China warns India over PM talks with Dalai Lama
Beijing (AFP) Aug 24, 2010
China on Tuesday voiced its opposition to a recent meeting between the Dalai Lama, the Tibetan spiritual leader, and Indian Prime Minister Manmohan Singh, warning New Delhi not to "disturb" overall ties.
The exiled Buddhist monk made a "routine call" on Singh in New Delhi earlier this month, his office said, without commenting on the nature of the talks.
"China is opposed to foreign political leaders meeting with the Dalai Lama. We have expressed this stance to the Indian side," foreign ministry spokeswoman Jiang Yu said in a statement faxed to AFP.

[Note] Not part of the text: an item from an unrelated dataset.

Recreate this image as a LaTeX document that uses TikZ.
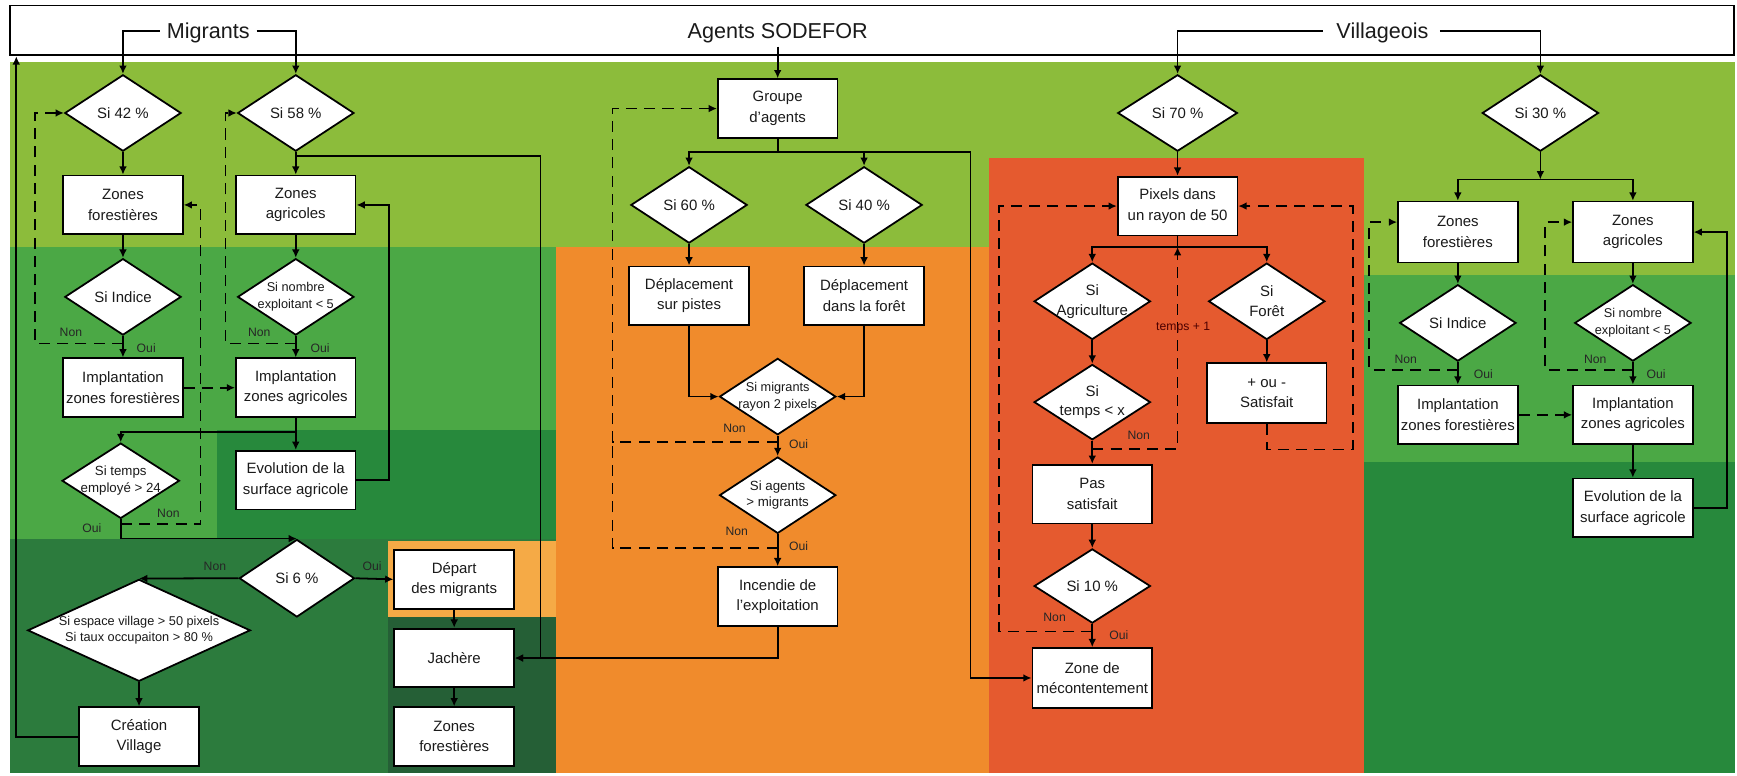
\documentclass[tikz,border=0pt]{standalone}
\usepackage{fontspec}
\setmainfont{Liberation Sans}
\usetikzlibrary{shapes.geometric,arrows.meta}
\newcommand\fsz[2]{\fontsize{#1}{#2}\selectfont}
\definecolor{lgC}{HTML}{8CBC3B}
\definecolor{mgC}{HTML}{4BA845}
\definecolor{dgC}{HTML}{27893C}
\definecolor{bgC}{HTML}{2C7B3D}
\definecolor{loC}{HTML}{F5AA46}
\definecolor{ddC}{HTML}{255F36}
\definecolor{ogC}{HTML}{F08B2C}
\definecolor{rdC}{HTML}{E55A2F}
\definecolor{txC}{HTML}{1A1A1A}
\tikzset{
  box/.style={draw=black, fill=white, line width=1.6pt, minimum width=108pt, minimum height=53pt,
    inner sep=1pt, align=center, text=txC, font=\fsz{13.5}{18.5}},
  dia/.style={draw=black, fill=white, line width=1.6pt, diamond, inner sep=0pt,
    minimum width=105pt, minimum height=69pt},
  dt/.style={align=center, inner sep=0pt, text=txC, font=\fsz{13.5}{18}},
  dtm/.style={align=center, inner sep=0pt, text=txC, font=\fsz{12}{15}},
  dts/.style={align=center, inner sep=0pt, text=txC, font=\fsz{11.5}{15}},
  htxt/.style={inner sep=0pt, text height=14pt, text depth=0pt, text=txC, font=\fsz{19.5}{22}},
  ln/.style={line width=1.6pt, draw=black},
  arr/.style={line width=1.6pt, draw=black, -{Latex[length=7.5pt,width=7pt]}},
  dsh/.style={line width=1.6pt, draw=black, dash pattern=on 10pt off 6.5pt},
  dsharr/.style={dsh, -{Latex[length=7.5pt,width=7pt]}},
  lbl/.style={inner sep=0pt, text=black!85, font=\fsz{11}{13}},
}
\begin{document}
\begin{tikzpicture}[x=1pt,y=-1pt]
\useasboundingbox (0,0) rectangle (1568,700);
% ---------- backgrounds ----------
\fill[lgC] (9,56) rectangle (1566,248);
\fill[ogC] (502,223) rectangle (893,698);
\fill[rdC] (893,143) rectangle (1231,698);
\fill[mgC] (9,223) rectangle (502,487);
\fill[dgC] (196,388) rectangle (502,487);
\fill[bgC] (9,487) rectangle (502,698);
\fill[loC] (350,488) rectangle (502,557);
\fill[ddC] (350,557) rectangle (502,698);
\fill[mgC] (1231,248) rectangle (1566,417);
\fill[dgC] (1231,417) rectangle (1566,698);
% ---------- header ----------
\node[draw=black, fill=white, line width=1.6pt, minimum width=1556pt, minimum height=45pt, inner sep=0pt] (head) at (787,27.5) {};
\node[htxt] (migT) at (188,28) {Migrants};
\node[htxt] (agT) at (702,28) {Agents SODEFOR};
\node[htxt] (vilT) at (1248,28) {Villageois};
% ---------- Migrants ----------
\node[dia, label={[dt]center:Si 42 \%}] (s42) at (111,102) {};
\node[dia, label={[dt]center:Si 58 \%}] (s58) at (267,102) {};
\node[box] (zf1) at (111,185) {Zones\\forestières};
\node[box] (za1) at (267,185) {Zones\\agricoles};
\node[dia, label={[dt]center:Si Indice}] (sInd1) at (111,268) {};
\node[dia, label={[dts]center:Si nombre\\exploitant < 5}] (sNb1) at (267,268) {};
\node[box] (imf1) at (111,350) {Implantation\\zones forestières};
\node[box] (ima1) at (267,350) {Implantation\\zones agricoles};
\node[box] (ev1) at (267,433.5) {Evolution de la\\surface agricole};
\node[dia, minimum width=106pt, minimum height=68pt, label={[dtm]center:Si temps\\employé > 24}] (sT) at (109,434) {};
\node[dia, minimum width=104pt, minimum height=70pt, label={[dt]center:Si 6 \%}] (s6) at (268,522) {};
\node[dia, minimum width=201pt, minimum height=92pt, label={[dts]center:Si espace village > 50 pixels\\Si taux occupaiton > 80 \%}] (sEsp) at (125.5,569) {};
\node[box] (cv) at (125.5,665) {Création\\Village};
\node[box] (dep) at (410,523) {Départ\\des migrants};
\node[box] (jach) at (410,594) {Jachère};
\node[box] (zf3) at (410,665) {Zones\\forestières};
% ---------- Agents SODEFOR ----------
\node[box] (grp) at (702,98) {Groupe\\d’agents};
\node[dia, label={[dt]center:Si 60 \%}] (s60) at (622,185) {};
\node[dia, label={[dt]center:Si 40 \%}] (s40) at (780,185) {};
\node[box] (dsp) at (622,267) {Déplacement\\sur pistes};
\node[box] (dsf) at (780,267) {Déplacement\\dans la forêt};
\node[dia, label={[dts]center:Si migrants\\rayon 2 pixels}] (sMig) at (702,358) {};
\node[dia, label={[dtm]center:Si agents\\> migrants}] (sAg) at (702,447) {};
\node[box] (inc) at (702,538.5) {Incendie de\\l’exploitation};
% ---------- Villageois 70 % ----------
\node[dia, minimum width=108pt, label={[dt]center:Si 70 \%}] (s70) at (1063,102) {};
\node[box] (pix) at (1063,186) {Pixels dans\\un rayon de 50};
\node[dia, label={[dt]center:Si\\Agriculture}] (sAgr) at (986,272) {};
\node[dia, label={[dt]center:Si\\Forêt}] (sFor) at (1143.5,272) {};
\node[dia, minimum height=68pt, label={[dt]center:Si\\temps < x}] (sTx) at (986,363) {};
\node[box, minimum height=54pt] (pm) at (1143.5,355) {+ ou -\\Satisfait};
\node[box] (ps) at (986,446) {Pas\\satisfait};
\node[dia, minimum height=67pt, label={[dt]center:Si 10 \%}] (s10) at (986,529) {};
\node[box, minimum height=54pt] (mec) at (986,612) {Zone de\\mécontentement};
% ---------- Villageois 30 % ----------
\node[dia, label={[dt]center:Si 30 \%}] (s30) at (1390.5,102) {};
\node[box, minimum height=55pt] (zf2) at (1316,209.5) {Zones\\forestières};
\node[box, minimum height=55pt] (za2) at (1474,209.5) {Zones\\agricoles};
\node[dia, label={[dt]center:Si Indice}] (sInd2) at (1316,291.5) {};
\node[dia, label={[dts]center:Si nombre\\exploitant < 5}] (sNb2) at (1474,291.5) {};
\node[box] (imf2) at (1316,374.5) {Implantation\\zones forestières};
\node[box] (ima2) at (1474,374.5) {Implantation\\zones agricoles};
\node[box] (ev2) at (1474,458.5) {Evolution de la\\surface agricole};
% ---------- helper coordinates ----------
\coordinate (b1) at (267,390);
\coordinate (b2) at (267,141);
\coordinate (n1) at (111,310);
\coordinate (n2) at (267,310);
\coordinate (n3) at (109,473);
\coordinate (gb) at (702,137);
\coordinate (n4) at (702,399);
\coordinate (n5) at (702,495);
\coordinate (pb) at (1063,223);
\coordinate (n6) at (986,405);
\coordinate (n7) at (986,570);
\coordinate (rb) at (1390.5,162);
\coordinate (n8) at (1316,334);
\coordinate (n9) at (1474,334);
% ---------- header connectors ----------
\draw[arr] ([xshift=-6pt]migT.west) -| (s42.north);
\draw[arr] ([xshift=6pt]migT.east) -| (s58.north);
\draw[arr] ([yshift=-7pt]agT.south) -- (grp.north);
\draw[arr] ([xshift=-12pt]vilT.west) -| (s70.north);
\draw[arr] ([xshift=10pt]vilT.east) -| (s30.north);
% ---------- Migrants connectors ----------
\draw[arr] (s42.south) -- (zf1.north);
\draw[arr] (zf1.south) -- (sInd1.north);
\draw[arr] (sInd1.south) -- (imf1.north);
\draw[arr] (s58.south) -- (za1.north);
\draw[arr] (za1.south) -- (sNb1.north);
\draw[arr] (sNb1.south) -- (ima1.north);
\draw[arr] (ima1.south) -- (ev1.north);
\draw[arr] (b1) -| (sT.north);
\draw[dsharr] (imf1.east) -- (ima1.west);
\draw[arr] (ev1.east) -- ++(29,0) |- (za1.east);
\draw[dsharr] (n1) -- ++(-79.5,0) |- (s42.west);
\draw[dsharr] (n2) -- ++(-63.5,0) |- (s58.west);
\draw[dsharr] (n3) -- ++(72,0) |- (zf1.east);
\draw[arr] (b2) -- ++(221,0) |- (jach.east);
\draw[arr] (sT.south) |- (s6.north);
\draw[arr] (s6.west) -- (sEsp.north);
\draw[arr] (s6.east) -- (dep.west);
\draw[arr] (sEsp.south) -- (cv.north);
\draw[arr] (cv.west) -| ([xshift=6.5pt]head.south west);
\draw[arr] (dep.south) -- (jach.north);
\draw[arr] (jach.south) -- (zf3.north);
% ---------- Agents connectors ----------
\draw[ln] (grp.south) -- (gb);
\draw[arr] (gb) -| (s60.north);
\draw[arr] (gb) -| (s40.north);
\draw[arr] (gb) -- ++(174,0) |- (mec.west);
\draw[arr] (s60.south) -- (dsp.north);
\draw[arr] (s40.south) -- (dsf.north);
\draw[arr] (dsp.south) |- (sMig.west);
\draw[arr] (dsf.south) |- (sMig.east);
\draw[arr] (sMig.south) -- (sAg.north);
\draw[arr] (sAg.south) -- (inc.north);
\draw[arr] (inc.south) |- (jach.east);
\draw[dsharr] (n4) -- ++(-149,0) |- (grp.west);
\draw[dsh] (n5) -- ++(-149,0) -- ++(0,-96);
% ---------- Villageois 70 connectors ----------
\draw[arr] (s70.south) -- (pix.north);
\draw[ln] (pix.south) -- (pb);
\draw[arr] (pb) -| (sAgr.north);
\draw[arr] (pb) -| (sFor.north);
\draw[arr] (sAgr.south) -- (sTx.north);
\draw[arr] (sTx.south) -- (ps.north);
\draw[arr] (ps.south) -- (s10.north);
\draw[arr] (s10.south) -- (mec.north);
\draw[arr] (sFor.south) -- (pm.north);
\draw[dsharr] (n6) -| (pb);
\draw[dsharr] (n7) -- ++(-84,0) |- (pix.west);
\draw[dsharr] (pm.south) -- ++(0,23) -- ++(77.5,0) |- (pix.east);
% ---------- Villageois 30 connectors ----------
\draw[arr] (s30.south) -- (rb);
\draw[arr] (rb) -| (zf2.north);
\draw[arr] (rb) -| (za2.north);
\draw[arr] (zf2.south) -- (sInd2.north);
\draw[arr] (sInd2.south) -- (imf2.north);
\draw[arr] (za2.south) -- (sNb2.north);
\draw[arr] (sNb2.south) -- (ima2.north);
\draw[arr] (ima2.south) -- (ev2.north);
\draw[dsharr] (imf2.east) -- (ima2.west);
\draw[arr] (ev2.east) -- ++(30,0) |- (za2.east);
\draw[dsharr] (n8) -- ++(-80,0) |- ([yshift=9pt]zf2.west);
\draw[dsharr] (n9) -- ++(-79,0) |- ([yshift=9pt]za2.west);
% ---------- labels ----------
\node[lbl] (l1) at (64,300) {Non};
\node[lbl] (l2) at (132,314) {Oui};
\node[lbl] (l3) at (234,300) {Non};
\node[lbl] (l4) at (289,314) {Oui};
\node[lbl] (l5) at (152,463) {Non};
\node[lbl] (l6) at (83,477) {Oui};
\node[lbl] (l7) at (194,511) {Non};
\node[lbl] (l8) at (336,511) {Oui};
\node[lbl] (l9) at (663,387) {Non};
\node[lbl] (l10) at (721,401) {Oui};
\node[lbl] (l11) at (665,480) {Non};
\node[lbl] (l12) at (721,493) {Oui};
\node[lbl] (l13) at (1028,393) {Non};
\node[lbl, text=black!70!red] (l14) at (1068,296) {temps + 1};
\node[lbl] (l15) at (952,557) {Non};
\node[lbl] (l16) at (1010,573) {Oui};
\node[lbl] (l17) at (1269,324) {Non};
\node[lbl] (l18) at (1339,338) {Oui};
\node[lbl] (l19) at (1440,324) {Non};
\node[lbl] (l20) at (1495,338) {Oui};
\end{tikzpicture}
\end{document}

"The Indian government has many times expressed that they acknowledge that Tibet is an inseparable part of China and that they will not allow Tibetans in India to engage in anti-Chinese activities.
"China hopes the Indian side will abide by its promises ... cautiously handle the relevant issue and avoid disturbing overall China-India relations."
China, which considers the Dalai Lama a "splittist" despite his repeated calls for autonomy rather than independence for Tibet, has been increasingly vocal in demanding that world leaders refuse to meet the Buddhist leader.
The Indian hilltop town of Dharamshala has been home to the Tibetan government-in-exile since the Dalai Lama fled to India more than half a century ago, after China crushed an uprising in his homeland.
China has in the past accused the Dalai Lama of seeking to stir up tensions between New Delhi and Beijing.
Last year, the Dalai Lama made a visit to a Buddhist region near India's disputed Himalayan border with Tibet, infuriating Beijing, which called it an attempt to destabilise Indo-Chinese ties.